EDUCATION

SEMINAR

Gaptronics: my journey towards zero-nanometer technologies

Date
2022-04-12 16:00:00
Department
Energy and Chemical Engineering
Venue
Bldg 104-E207
Speaker
Prof. Daisik Kim(UNIST)

Gaptronics: my journey towards zero-nanometer technologies

Dai-Sik Kim
Centre for Angstrom Scale Electromagnetism and Quantum Photonics Institute,
Department of Physics, Ulsan National University of Science and Technology, Ulsan 44919, Korea
daisikkim@unist.ac.kr

The ability to control the final few nanometers before two objects collide, often with picometer precision ultimately preventing the collision itself, resulted in the development of scanning-probe microscopies such as the scanning tunneling microscopy (STM) and the atomic force microscopy (AFM).

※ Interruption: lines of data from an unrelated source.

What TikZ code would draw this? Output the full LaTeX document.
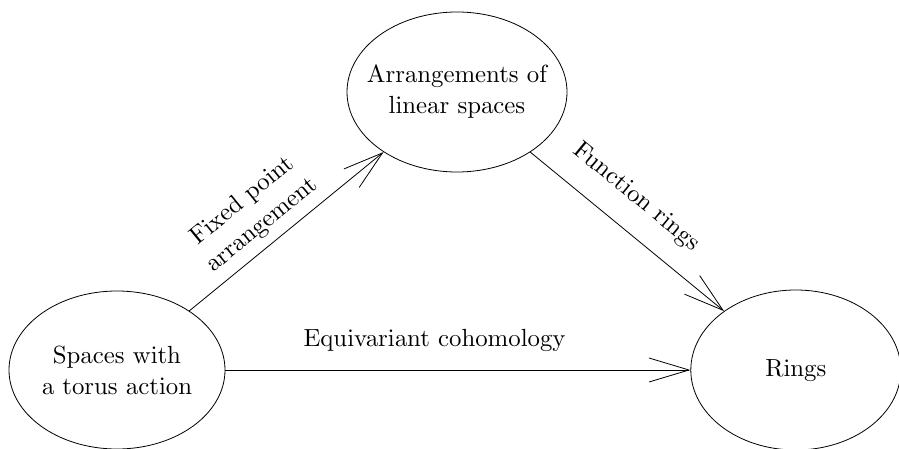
\documentclass[tikz,border=0pt]{standalone}
\usepackage{tikz}
\usetikzlibrary{
    arrows.meta,
    positioning,
    shapes.geometric,
}
% cmr10 blown up, not the narrow large design size
\font\diagfont=cmr10 at 24.8pt
\newcommand{\diagtext}{\diagfont\baselineskip=31pt\relax}
\tikzstyle{arrow}=[-{Straight Barb[length=40pt, width=24pt]}]
\tikzstyle{region}=[draw, ellipse, inner xsep=-14pt, inner ysep=0pt, align=center]
\tikzstyle{edgetext}=[inner sep=2pt, align=center]
\tikzset{every picture/.style={line width=0.8pt}}

\begin{document}
\begin{tikzpicture}[x=1pt, y=-1pt, font=\diagtext]
            \useasboundingbox (0,0) rectangle (899,449);
            \node[region, minimum width=216pt, minimum height=158pt] (torusspace) at (117,370) {Spaces with\\a torus action};
            \node[region, minimum width=220pt, minimum height=160pt] (linarrange) at (457,92) {Arrangements of\\linear spaces};
            \node[region, minimum width=210pt, minimum height=160pt, right=465pt of torusspace] (rings) {Rings};
            \draw[arrow] (torusspace) -- node[edgetext, pos=0.44, sloped, above=7pt] {Fixed point\\arrangement} (linarrange);
            \draw[arrow] (linarrange) -- node[edgetext, pos=0.44, sloped, above=19pt] {Function rings} (rings);
            \draw[arrow] (torusspace) -- node[edgetext, pos=0.45, above=16pt] {Equivariant cohomology} (rings);
        \end{tikzpicture}
\end{document}
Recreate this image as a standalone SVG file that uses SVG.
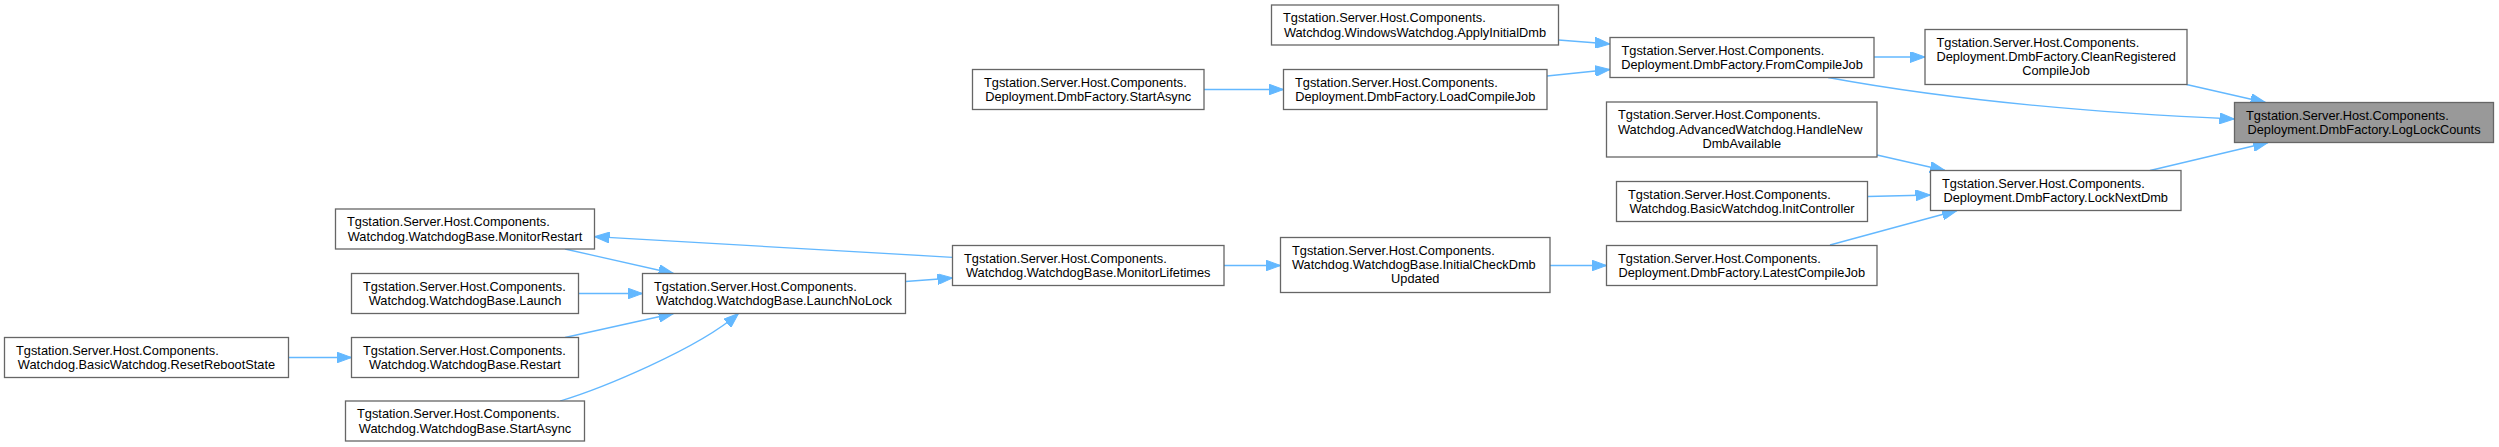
<svg xmlns="http://www.w3.org/2000/svg" width="2499" height="447" viewBox="0 0 2499 447">
<style>
.n rect{fill:#ffffff;stroke:#666666;stroke-width:1.3}
.n.hl rect{fill:#999999}
.n text{font-family:"Liberation Sans",Arial,Helvetica,sans-serif;font-size:12.8px;fill:#000000}
.c{text-anchor:middle}
.e path{fill:none;stroke:#63B8FF;stroke-width:1.3;marker-end:url(#ah)}
</style>
<defs>
<marker id="ah" markerUnits="userSpaceOnUse" markerWidth="15" markerHeight="11" refX="15" refY="5.5" orient="auto"><path d="M0,0 L15,5.5 L0,11 z" fill="#63B8FF" stroke="#63B8FF" stroke-width="1"/></marker>
</defs>
<rect x="0" y="0" width="2499" height="447" fill="#ffffff"/>
<g id="edges" class="e">
<path d="M2186.5,84.5 L2265.5,102.5"/>
<path d="M1828,77.5 C1950,100 2100,113 2234.5,119"/>
<path d="M2150,170.5 L2268,142.5"/>
<path d="M1874,57 L1925,57"/>
<path d="M1558.5,40 L1610,44"/>
<path d="M1547,76 L1610,69.5"/>
<path d="M1204,89.5 L1283.5,89.5"/>
<path d="M1877,155 L1945,170.5"/>
<path d="M1867.5,196.5 L1930.5,195"/>
<path d="M1830,245 L1957,210.5"/>
<path d="M1550,265.5 L1606.5,265.5"/>
<path d="M1224,265.5 L1280.5,265.5"/>
<path d="M905.5,281.5 L952.5,278"/>
<path d="M952.5,257.3 L594.5,236.7"/>
<path d="M565,249 L673.5,273.5"/>
<path d="M578.5,293.5 L642.5,293.5"/>
<path d="M565,337.5 L673.5,313.5"/>
<path d="M560,401 C600,389 698,349 738.5,313.5"/>
<path d="M288.5,357.5 L351.5,357.5"/>
</g>
<g id="n_LogLockCounts" class="n hl"><rect x="2234.5" y="102.5" width="259" height="40"/><text x="2246" y="119.7">Tgstation.Server.Host.Components.</text><text class="c" x="2364" y="134">Deployment.DmbFactory.LogLockCounts</text></g>
<g id="n_CleanRegisteredCompileJob" class="n"><rect x="1925" y="29.5" width="262" height="55"/><text x="1936.5" y="46.8">Tgstation.Server.Host.Components.</text><text x="1936.5" y="61.1">Deployment.DmbFactory.CleanRegistered</text><text class="c" x="2056" y="75.4">CompileJob</text></g>
<g id="n_FromCompileJob" class="n"><rect x="1610" y="37.5" width="264" height="40"/><text x="1621.5" y="54.7">Tgstation.Server.Host.Components.</text><text class="c" x="1742" y="69">Deployment.DmbFactory.FromCompileJob</text></g>
<g id="n_ApplyInitialDmb" class="n"><rect x="1271.5" y="5" width="287" height="40"/><text x="1283" y="22.2">Tgstation.Server.Host.Components.</text><text class="c" x="1415" y="36.5">Watchdog.WindowsWatchdog.ApplyInitialDmb</text></g>
<g id="n_LoadCompileJob" class="n"><rect x="1283.5" y="69.5" width="263.5" height="40"/><text x="1295" y="86.7">Tgstation.Server.Host.Components.</text><text class="c" x="1415.25" y="101">Deployment.DmbFactory.LoadCompileJob</text></g>
<g id="n_DmbFactoryStartAsync" class="n"><rect x="972.5" y="69.5" width="231.5" height="40"/><text x="984" y="86.7">Tgstation.Server.Host.Components.</text><text class="c" x="1088.25" y="101">Deployment.DmbFactory.StartAsync</text></g>
<g id="n_LockNextDmb" class="n"><rect x="1930.5" y="170.5" width="250.5" height="40"/><text x="1942" y="187.7">Tgstation.Server.Host.Components.</text><text class="c" x="2055.75" y="202">Deployment.DmbFactory.LockNextDmb</text></g>
<g id="n_HandleNewDmbAvailable" class="n"><rect x="1606.5" y="102" width="270.5" height="55"/><text x="1618" y="119.3">Tgstation.Server.Host.Components.</text><text x="1618" y="133.6">Watchdog.AdvancedWatchdog.HandleNew</text><text class="c" x="1741.75" y="147.9">DmbAvailable</text></g>
<g id="n_InitController" class="n"><rect x="1616.5" y="181.5" width="251" height="40"/><text x="1628" y="198.7">Tgstation.Server.Host.Components.</text><text class="c" x="1742" y="213">Watchdog.BasicWatchdog.InitController</text></g>
<g id="n_LatestCompileJob" class="n"><rect x="1606.5" y="245.5" width="270.5" height="40"/><text x="1618" y="262.7">Tgstation.Server.Host.Components.</text><text class="c" x="1741.75" y="277">Deployment.DmbFactory.LatestCompileJob</text></g>
<g id="n_InitialCheckDmbUpdated" class="n"><rect x="1280.5" y="237.5" width="269.5" height="55"/><text x="1292" y="254.8">Tgstation.Server.Host.Components.</text><text x="1292" y="269.1">Watchdog.WatchdogBase.InitialCheckDmb</text><text class="c" x="1415.25" y="283.4">Updated</text></g>
<g id="n_MonitorLifetimes" class="n"><rect x="952.5" y="245.5" width="271.5" height="40"/><text x="964" y="262.7">Tgstation.Server.Host.Components.</text><text class="c" x="1088.25" y="277">Watchdog.WatchdogBase.MonitorLifetimes</text></g>
<g id="n_LaunchNoLock" class="n"><rect x="642.5" y="273.5" width="263" height="40"/><text x="654" y="290.7">Tgstation.Server.Host.Components.</text><text class="c" x="774" y="305">Watchdog.WatchdogBase.LaunchNoLock</text></g>
<g id="n_MonitorRestart" class="n"><rect x="335.5" y="209" width="259" height="40"/><text x="347" y="226.2">Tgstation.Server.Host.Components.</text><text class="c" x="465" y="240.5">Watchdog.WatchdogBase.MonitorRestart</text></g>
<g id="n_Launch" class="n"><rect x="351.5" y="273.5" width="227" height="40"/><text x="363" y="290.7">Tgstation.Server.Host.Components.</text><text class="c" x="465" y="305">Watchdog.WatchdogBase.Launch</text></g>
<g id="n_Restart" class="n"><rect x="351.5" y="337.5" width="227" height="40"/><text x="363" y="354.7">Tgstation.Server.Host.Components.</text><text class="c" x="465" y="369">Watchdog.WatchdogBase.Restart</text></g>
<g id="n_WatchdogStartAsync" class="n"><rect x="345.5" y="401" width="239" height="40"/><text x="357" y="418.2">Tgstation.Server.Host.Components.</text><text class="c" x="465" y="432.5">Watchdog.WatchdogBase.StartAsync</text></g>
<g id="n_ResetRebootState" class="n"><rect x="4.5" y="337.5" width="284" height="40"/><text x="16" y="354.7">Tgstation.Server.Host.Components.</text><text class="c" x="146.5" y="369">Watchdog.BasicWatchdog.ResetRebootState</text></g>
</svg>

Nevertheless, the small device footprint makes it difficult for these matured quantum technologies to be integrated into macroscopic applications. We address this issue by extending subatomic distance controllability to the wafer-length and wafer-scale. High aspect ratio-nanotrenches of up to 2 cm-long are fabricated on a flexible substrate. While our as-fabricated structure can be transparent to electromagnetic waves owing to the slot antenna action of the nanotrenches, inherently embedded point-contacts become activated when gentle bending closes the gap. Quantum plasmonic actions over the uniform length of nanotrenches traversing tunneling, quantized conductance and semi-classical regimes produce an extinction better than 10,000 repeatable over 10,000 times in real time that can alter resonance and symmetry as well. Our quantum line-contacts offer a versatile platform for macroscopic realization of microscopic phenomena. We also present a zero-gap technology, whereby sequential depositions with pre-patterned objectives result in tunable gaps that start from full contact-zero nanometer to hundreds of nanometers with excellent fidelity. Our results have far-reaching implications in bridging the gap between the quantum world to the macroscopic one.